In these specific cases, an LED strip light with an external battery pack remains the only real solution, despite its battery life drawbacks.

The Question of Lifespan: Battery vs. Classic Strip

One point often overlooked when looking for a rechargeable LED strip light: battery-powered products have a lifespan that directly depends on the quality of their battery, not just their LEDs. A poor battery starts to degrade after 300 to 500 charge cycles. A good lithium-ion battery lasts 800 cycles or more.

On this topic, our article on the lifespan of rechargeable LED lights details what to check before buying: battery type, storage conditions, and the impact of temperature on actual battery life. Information that Amazon product descriptions rarely mention.

For comparison, Lumic's 5-year warranty on the Movement 3.0 provides a concrete indicator of the manufacturer's confidence in its product's durability. This is a useful signal to compare with products without a warranty or with a 6-month warranty.
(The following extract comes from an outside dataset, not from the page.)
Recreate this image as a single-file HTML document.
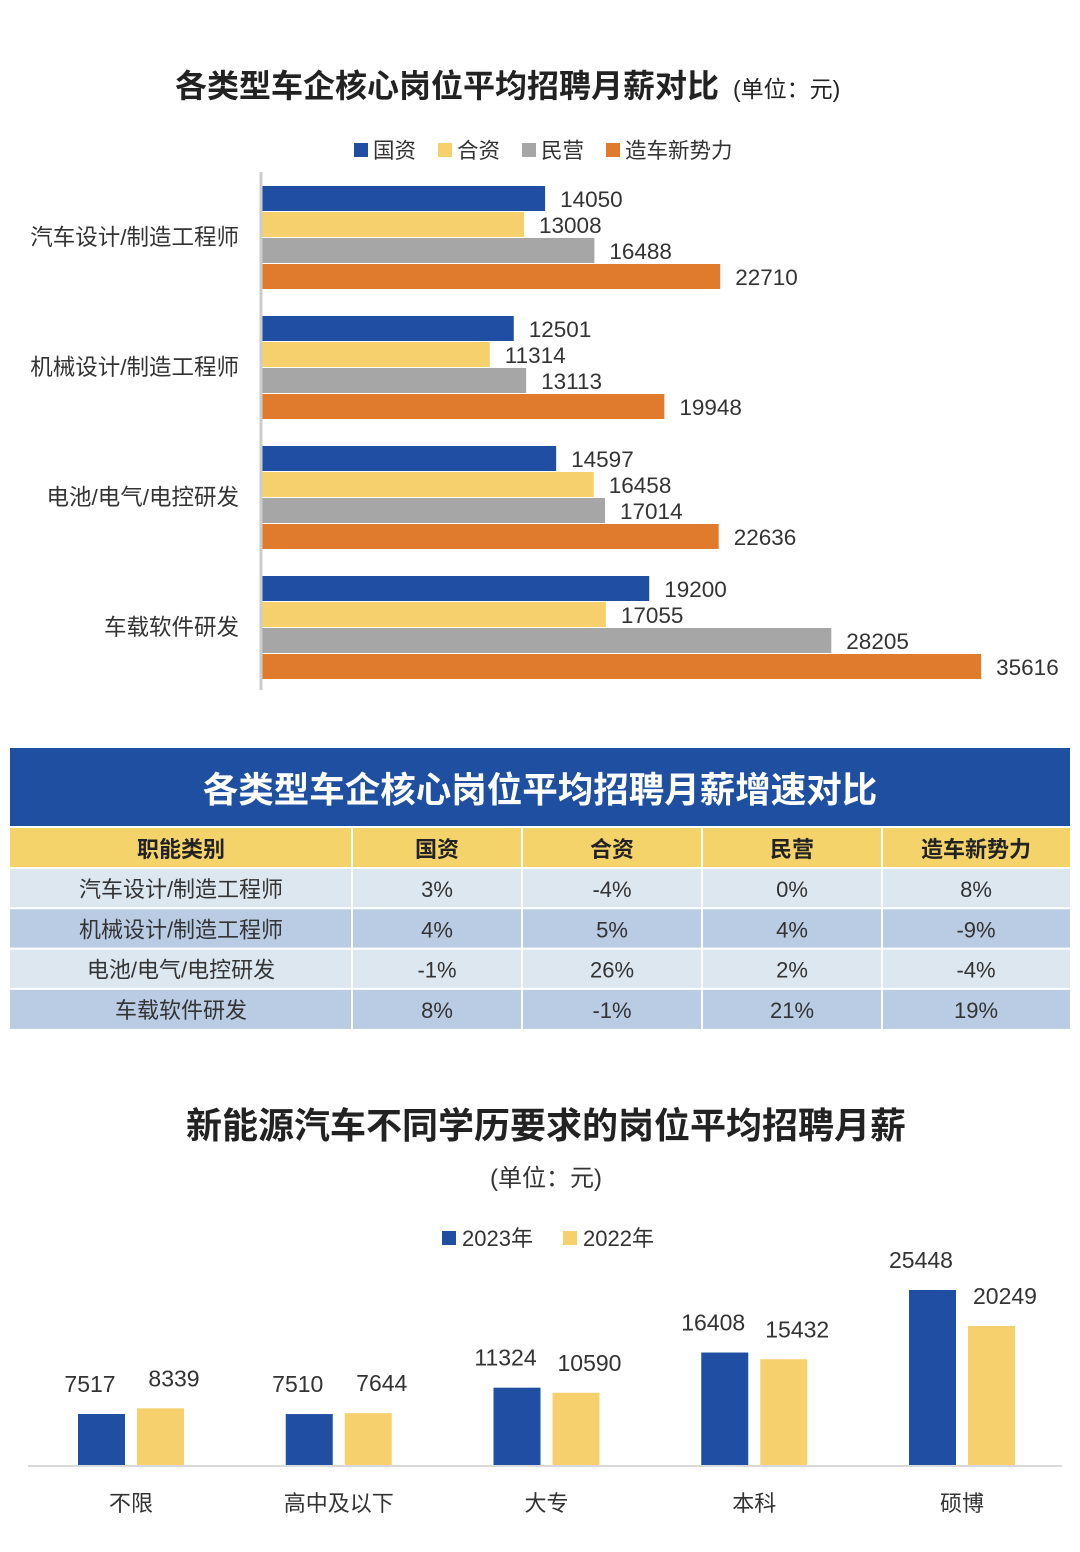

In Summary: What to Choose Based on Your Need

Here's a quick read to decide in 30 seconds:

  • You want functional linear lighting (kitchen, closet, hallway) without cables → a rechargeable LED light bar with a motion sensor. It does the same job visually, with a decent battery and reliable lifespan.
  • You want a colorful decorative effect or a strip that curves → an RGB LED strip with an external battery, accepting limited battery life.
  • You want to cut to exact custom lengths → a wired LED strip light with power supply; there's no truly viable rechargeable version for this level of precision.

Before ordering, take the time to compare rechargeable LED spotlights if you're looking for spot and directional lighting rather than linear. And if the kitchen brought you here, our guide on wireless kitchen lighting solutions gets straight to the point.

The ideal rechargeable LED strip light doesn't quite exist yet. But solutions to the problem it was meant to solve do exist. Ask yourself the right question: do you really want a strip, or do you just want cable-free light where you need it?